Y es que una empresa no es un colegio. No existe la complicidad propia de la infancia y adolescencia. En el colegio se hacen amigos; en las empresas, pocos son los amigos, bastantes –con suerte- los camaradas y muchos los compañeros ocasionales, de quita y pon.

Compañerismo no es sinónimo de amistad, especialmente en la convivencia laboral. Los avatares de la vida escolar no son comparables con los que se viven en una empresa, un lugar de paso, en la que la competitividad y el interés personal suelen estar por encima de la colaboración desinteresada.

Por otra parte, en un encuentro con ex alumnos no se invita habitualmente a los profesores, mientras que junto con los ex compañeros de trabajo sí están aquellos que ejercieron de superiores jerárquicos. Y todos sabemos que no se suele guardar muy buenos recuerdos de éstos.  Pero también están aquellos que, sin ser tus jefes directos, te las hicieron pasar canutas con su comportamiento altivo-agresivo y con los que, muy a tu pesar, tienes que compartir mesa y guardar la compostura.

Otro hecho que, por muy esperado nunca es suficientemente asimilado, es la doble constatación de cuán rápido ha pasado el tiempo y de cómo éste ha dejado una huella indeleble en nuestro cuerpo. Uno mismo se contempla en el espejo a diario y vive su transformación de forma paulatina. Solo cuando se ve en una foto antigua constata cuánto ha envejecido. Pues esos encuentros son como abrir un gran álbum de fotos de color sepia. Aquellos niños de tus recuerdos han transmutado en hombres con alguna que otra cana o una incipiente calvicie. Aquellas caras y cuerpos de mujeres y hombres de mediana edad están ahora repletas de surcos y el cabello –el de los hombres- totalmente encanecido o ausente y con algún que otro achaque propio de la senectud. 

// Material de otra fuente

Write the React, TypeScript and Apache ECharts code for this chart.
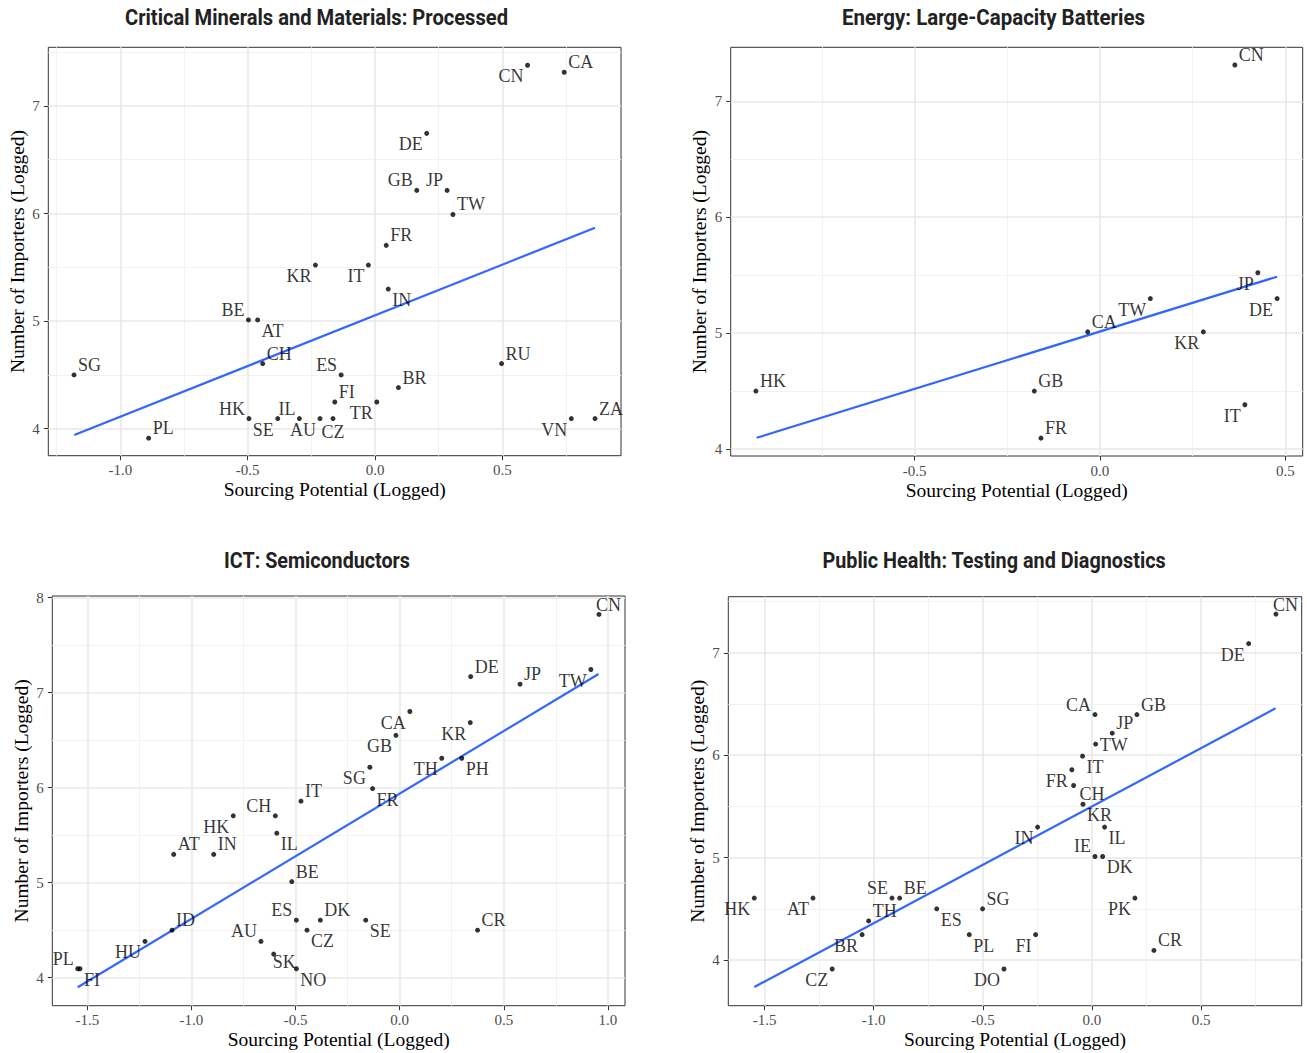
import React, { useEffect, useRef } from "react";
import * as echarts from "echarts";

// ---------- Panel 1: Critical Minerals and Materials: Processed ----------
const cmmTitle = "Critical Minerals and Materials: Processed";
const cmmCodes = ["CN", "CA", "DE", "GB", "JP", "TW", "FR", "KR", "IT", "IN", "BE", "AT", "CH", "SG", "ES", "RU", "BR", "FI", "TR", "HK", "SE", "IL", "AU", "CZ", "PL", "VN", "ZA"];
const cmmX = [0.599, 0.743, 0.203, 0.164, 0.283, 0.306, 0.044, -0.234, -0.026, 0.052, -0.497, -0.461, -0.441, -1.182, -0.133, 0.497, 0.092, -0.158, 0.007, -0.495, -0.382, -0.297, -0.216, -0.165, -0.889, 0.771, 0.864];
const cmmY = [7.378, 7.313, 6.745, 6.215, 6.215, 5.991, 5.704, 5.521, 5.521, 5.298, 5.011, 5.011, 4.605, 4.5, 4.5, 4.605, 4.382, 4.248, 4.248, 4.094, 4.094, 4.094, 4.094, 4.094, 3.912, 4.094, 4.094];
const cmmTrend = [[-1.181, 3.941], [0.864, 5.868]];
const cmmXMajor = [-1.0, -0.5, 0.0, 0.5];
const cmmXMinor = [-1.25, -0.75, -0.25, 0.25, 0.75];
const cmmYMajor = [4, 5, 6, 7];
const cmmYMinor = [4.5, 5.5, 6.5, 7.5];

// ---------- Panel 2: Energy: Large-Capacity Batteries ----------
const batTitle = "Energy: Large-Capacity Batteries";
const batCodes = ["CN", "JP", "DE", "TW", "CA", "KR", "HK", "GB", "FR", "IT"];
const batX = [0.364, 0.426, 0.478, 0.136, -0.033, 0.279, -0.928, -0.177, -0.159, 0.391];
const batY = [7.313, 5.521, 5.298, 5.298, 5.011, 5.011, 4.5, 4.5, 4.094, 4.382];
const batTrend = [[-0.926, 4.097], [0.478, 5.487]];
const batXMajor = [-0.5, 0.0, 0.5];
const batXMinor = [-0.75, -0.25, 0.25];
const batYMajor = [4, 5, 6, 7];
const batYMinor = [4.5, 5.5, 6.5];

// ---------- Panel 3: ICT: Semiconductors ----------
const semTitle = "ICT: Semiconductors";
const semCodes = ["CN", "TW", "DE", "JP", "CA", "KR", "GB", "TH", "PH", "SG", "FR", "IT", "HK", "CH", "IL", "AT", "IN", "BE", "ES", "DK", "SE", "CR", "CZ", "ID", "AU", "HU", "SK", "PL", "FI", "NO"];
const semX = [0.957, 0.918, 0.341, 0.578, 0.049, 0.339, -0.018, 0.202, 0.298, -0.143, -0.13, -0.474, -0.799, -0.597, -0.59, -1.085, -0.893, -0.518, -0.496, -0.381, -0.163, 0.374, -0.445, -1.093, -0.666, -1.223, -0.605, -1.546, -1.535, -0.496];
const semY = [7.824, 7.244, 7.17, 7.09, 6.802, 6.685, 6.551, 6.31, 6.31, 6.215, 5.991, 5.858, 5.704, 5.704, 5.521, 5.298, 5.298, 5.011, 4.605, 4.605, 4.605, 4.5, 4.5, 4.5, 4.382, 4.382, 4.248, 4.094, 4.094, 4.094];
const semTrend = [[-1.546, 3.899], [0.955, 7.197]];
const semXMajor = [-1.5, -1.0, -0.5, 0.0, 0.5, 1.0];
const semXMinor = [-1.25, -0.75, -0.25, 0.25, 0.75];
const semYMajor = [4, 5, 6, 7, 8];
const semYMinor = [4.5, 5.5, 6.5, 7.5];

// ---------- Panel 4: Public Health: Testing and Diagnostics ----------
const phTitle = "Public Health: Testing and Diagnostics";
const phCodes = ["CN", "DE", "CA", "GB", "JP", "TW", "IT", "FR", "CH", "KR", "IN", "IL", "IE", "DK", "HK", "AT", "SE", "BE", "PK", "SG", "ES", "TH", "BR", "PL", "FI", "CR", "CZ", "DO"];
const phX = [0.843, 0.718, 0.014, 0.206, 0.093, 0.017, -0.043, -0.092, -0.084, -0.041, -0.249, 0.058, 0.014, 0.049, -1.547, -1.278, -0.916, -0.881, 0.197, -0.501, -0.711, -1.023, -1.053, -0.562, -0.258, 0.284, -1.19, -0.403];
const phY = [7.378, 7.09, 6.397, 6.397, 6.215, 6.109, 5.991, 5.858, 5.704, 5.521, 5.298, 5.298, 5.011, 5.011, 4.605, 4.605, 4.605, 4.605, 4.605, 4.5, 4.5, 4.382, 4.248, 4.248, 4.248, 4.094, 3.912, 3.912];
const phTrend = [[-1.547, 3.736], [0.841, 6.458]];
const phXMajor = [-1.5, -1.0, -0.5, 0.0, 0.5];
const phXMinor = [-1.25, -0.75, -0.25, 0.25, 0.75];
const phYMajor = [4, 5, 6, 7];
const phYMinor = [4.5, 5.5, 6.5, 7.5];

const xTitle = "Sourcing Potential (Logged)";
const yTitle = "Number of Importers (Logged)";

// ---------- styling / layout (not data) ----------
const cmmLabelPos: any[] = ["ll", "ur", "ll", "ul", "ul", "ur", "ur", "ll", "ll", "lr", "ul", "lr", "ur", "ur", "ul", "ur", "ur", "ur", "ll", "ul", "ll", "ul", "ll", "b", "ur", "ll", "ur"];
const batLabelPos: any[] = ["ur", "ll", "ll", "ll", "ur", "ll", "ur", "ur", "ur", "ll"];
const semLabelPos: any[] = [["r", -7, -9], "ll", "ur", "ur", "ll", "ll", "ll", "ll", "lr", "ll", "lr", "ur", "ll", "ul", "lr", "ur", "ur", "ur", "ul", "ur", "lr", "ur", "lr", "ur", "ul", "ll", ["r", -5, 8], "ul", "lr", "lr"];
const phLabelPos: any[] = [["r", -7, -9], "ll", "ul", "ur", "ur", ["r", 0, 1], "lr", "ll", ["r", 2, 8], "lr", "ll", "lr", "ul", "lr", "ll", "ll", "ul", "ur", "ll", "ur", "lr", "ur", "ll", "lr", "ll", "ur", "ll", "ll"];

const panels = [
  { title: cmmTitle, codes: cmmCodes, xs: cmmX, ys: cmmY, trend: cmmTrend, xMajor: cmmXMajor, xMinor: cmmXMinor, yMajor: cmmYMajor, yMinor: cmmYMinor, pos: cmmLabelPos,
    rect: { left: 48.3, top: 47.3, width: 572.7, height: 408.4 }, xr: [-1.283, 0.966], yr: [3.749, 7.545], titleX: 316.5, titleY: 17, titleW: 383 },
  { title: batTitle, codes: batCodes, xs: batX, ys: batY, trend: batTrend, xMajor: batXMajor, xMinor: batXMinor, yMajor: batYMajor, yMinor: batYMinor, pos: batLabelPos,
    rect: { left: 730.7, top: 47.3, width: 572, height: 408.7 }, xr: [-0.996, 0.547], yr: [3.94, 7.466], titleX: 993.5, titleY: 17, titleW: 303 },
  { title: semTitle, codes: semCodes, xs: semX, ys: semY, trend: semTrend, xMajor: semXMajor, xMinor: semXMinor, yMajor: semYMajor, yMinor: semYMinor, pos: semLabelPos,
    rect: { left: 52.3, top: 596, width: 572.7, height: 409.7 }, xr: [-1.668, 1.082], yr: [3.705, 8.018], titleX: 317, titleY: 561, titleW: 186 },
  { title: phTitle, codes: phCodes, xs: phX, ys: phY, trend: phTrend, xMajor: phXMajor, xMinor: phXMinor, yMajor: phYMajor, yMinor: phYMinor, pos: phLabelPos,
    rect: { left: 728.3, top: 596.7, width: 573.4, height: 409 }, xr: [-1.666, 0.961], yr: [3.554, 7.548], titleX: 994, titleY: 561, titleW: 344 },
];

const SERIF = "'Liberation Serif', 'Times New Roman', 'DejaVu Serif', serif";
const TITLE_FAMILY = "Roboto";
const TITLE_SIZE = 22;

function labelFor(p: any) {
  if (Array.isArray(p)) return { position: "right", distance: 1.5, offset: [p[1], p[2]] };
  switch (p) {
    case "ur": return { position: "right", distance: 1.5, offset: [0, -10] };
    case "lr": return { position: "right", distance: 1.5, offset: [0, 11] };
    case "ul": return { position: "left", distance: 1.5, offset: [0, -10] };
    case "ll": return { position: "left", distance: 1.5, offset: [0, 11] };
    case "b": return { position: "bottom", distance: 2, offset: [0, 0] };
    default: return { position: "right", distance: 1.5 };
  }
}

function measure(text: string) {
  try {
    const ctx = document.createElement("canvas").getContext("2d");
    if (!ctx) return 0;
    ctx.font = `bold ${TITLE_SIZE}px ${TITLE_FAMILY}`;
    return ctx.measureText(text).width;
  } catch (e) {
    return 0;
  }
}

const MAJOR = { color: "#e9e9e9", width: 1.6, type: "solid" };
const MINOR = { color: "#f2f2f2", width: 1, type: "solid" };

function buildOption() {
  const grid: any[] = [];
  const xAxis: any[] = [];
  const yAxis: any[] = [];
  const series: any[] = [];
  const graphic: any[] = [];
  panels.forEach((p, i) => {
    grid.push({ ...p.rect, show: true, borderColor: "#333333", borderWidth: 1, backgroundColor: "#ffffff", containLabel: false, outerBoundsMode: "none" });
    const w = measure(p.title);
    const sx = w > 0 ? p.titleW / w : 0.82;
    graphic.push({
      type: "text", x: p.titleX, y: p.titleY, scaleX: sx, scaleY: 1, silent: true,
      style: { text: p.title, align: "center", verticalAlign: "middle", font: `bold ${TITLE_SIZE}px ${TITLE_FAMILY}`, fill: "#222222" },
    });
    xAxis.push({
      type: "value", gridIndex: i, min: p.xr[0], max: p.xr[1],
      axisLine: { show: false, onZero: false },
      axisTick: { show: true, length: 4.5, lineStyle: { color: "#333333", width: 1 }, customValues: p.xMajor },
      axisLabel: { show: true, customValues: p.xMajor, margin: 7, fontFamily: SERIF, fontSize: 15, color: "#4d4d4d", formatter: (v: number) => v.toFixed(1) },
      splitLine: { show: false }, minorSplitLine: { show: false },
      name: xTitle, nameLocation: "middle", nameGap: 24, nameMoveOverlap: false,
      nameTextStyle: { fontFamily: SERIF, fontSize: 19.5, color: "#000000" },
    });
    yAxis.push({
      type: "value", gridIndex: i, min: p.yr[0], max: p.yr[1],
      axisLine: { show: false, onZero: false },
      axisTick: { show: true, length: 4.5, lineStyle: { color: "#333333", width: 1 }, customValues: p.yMajor },
      axisLabel: { show: true, customValues: p.yMajor, margin: 8.5, fontFamily: SERIF, fontSize: 15, color: "#4d4d4d", formatter: (v: number) => String(Math.round(v)) },
      splitLine: { show: false }, minorSplitLine: { show: false },
      name: yTitle, nameLocation: "middle", nameGap: 21, nameMoveOverlap: false,
      nameTextStyle: { fontFamily: SERIF, fontSize: 19.5, color: "#000000" },
    });
    const gridLines = [
      ...p.xMinor.map((v) => ({ xAxis: v, lineStyle: MINOR })),
      ...p.yMinor.map((v) => ({ yAxis: v, lineStyle: MINOR })),
      ...p.xMajor.map((v) => ({ xAxis: v, lineStyle: MAJOR })),
      ...p.yMajor.map((v) => ({ yAxis: v, lineStyle: MAJOR })),
    ];
    series.push({
      type: "line", xAxisIndex: i, yAxisIndex: i, z: 1, silent: true, symbol: "none",
      data: p.trend, lineStyle: { opacity: 0 },
      markLine: { z: 1, zlevel: 0, silent: true, symbol: ["none", "none"], label: { show: false }, emphasis: { disabled: true }, animation: false, data: gridLines },
    });
    series.push({
      type: "line", xAxisIndex: i, yAxisIndex: i, z: 6, silent: true, symbol: "none",
      data: p.trend, lineStyle: { color: "#3366FF", width: 2.2 },
    });
    series.push({
      type: "scatter", xAxisIndex: i, yAxisIndex: i, z: 8, silent: true,
      symbolSize: 5, itemStyle: { color: "#000000" },
      label: { show: true, formatter: "{b}", fontFamily: SERIF, fontSize: 18, color: "#000000" },
      data: p.codes.map((c, k) => ({ name: c, value: [p.xs[k], p.ys[k]], label: { show: true, ...labelFor(p.pos[k]) } })),
    });
  });
  return { animation: false, backgroundColor: "#ffffff", graphic, grid, xAxis, yAxis, series };
}

export default function App() {
  const ref = useRef<HTMLDivElement>(null);
  useEffect(() => {
    document.body.style.margin = "0";
    if (!ref.current) return;
    const chart = echarts.init(ref.current, null, { renderer: "svg" });
    chart.setOption(buildOption() as any);
    return () => chart.dispose();
  }, []);
  return <div ref={ref} style={{ width: 1307, height: 1053 }} />;
}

Anticipando en cierto modo lo que habría de ocurrir, dudé sobre si dejarme seducir o no por la llamada nostálgica de quienes convocaron ese primer viaje en el tiempo. Pero no debí de ser el único en dudar. Salvo en la reunión de ex alumnos, a la que asistimos la inmensa mayoría de los antiguos compañeros de clase, a los encuentros con los ex compañeros de trabajo solo estuvimos presentes una pequeña parte de los empleados de la central. Este hecho motivó mi mayor decepción pues me privó de la compañía de aquellas personas con las que más deseaba encontrarme.

Para no sufrir una decepción en ese tipo de reuniones, solo se debería asistir si tenemos garantizado el éxito emocional, si sabemos a ciencia cierta que estaremos rodeados de los ex compañeros más allegados, con los que nos unía una mayor empatía, con los que teníamos algo, mucho o poco, en común.

Aún así, el paso del tiempo sigue mostrándose implacable para con las relaciones humanas. Por lo que sé, incluso los encuentros más exitosos, es decir con un mayor índice de entusiasmo y asistencia, se van desinflando con el tiempo, como los globos, poco a poco, hasta extinguirse. Supongo que ello se debe a que una vez satisfecha la curiosidad y la ilusión de esa primera fase del encuentro, aquélla desaparece y ésta se desvanece, debilitándose las ganas de repetir.

Pienso, pues, que aquí también puede aplicarse aquello de que más vale poco y bueno que mucho y malo, entendiendo por malo la falta de afectividad o apego. Estos sentimientos son lo más parecido a la amistad y son los que hacen deseable mantener el contacto. Yo prefiero sin duda las reuniones en petit comité, con un reducido y “selecto” número de compañero/as-camaradas-amigo/as, más que los encuentros multitudinarios y, hasta cierto punto, forzados.

De todos modos, ¿cuántos amigo/as y compañero/as se han ido quedando por el camino a pesar de la voluntad e intención de seguir en contacto? La vida enfría las relaciones con quienes no nos vemos con asiduidad. Si se quiere de verdad que haya más reencuentros, más fases, en la combinación a partes iguales de aprecio y voluntad está la clave.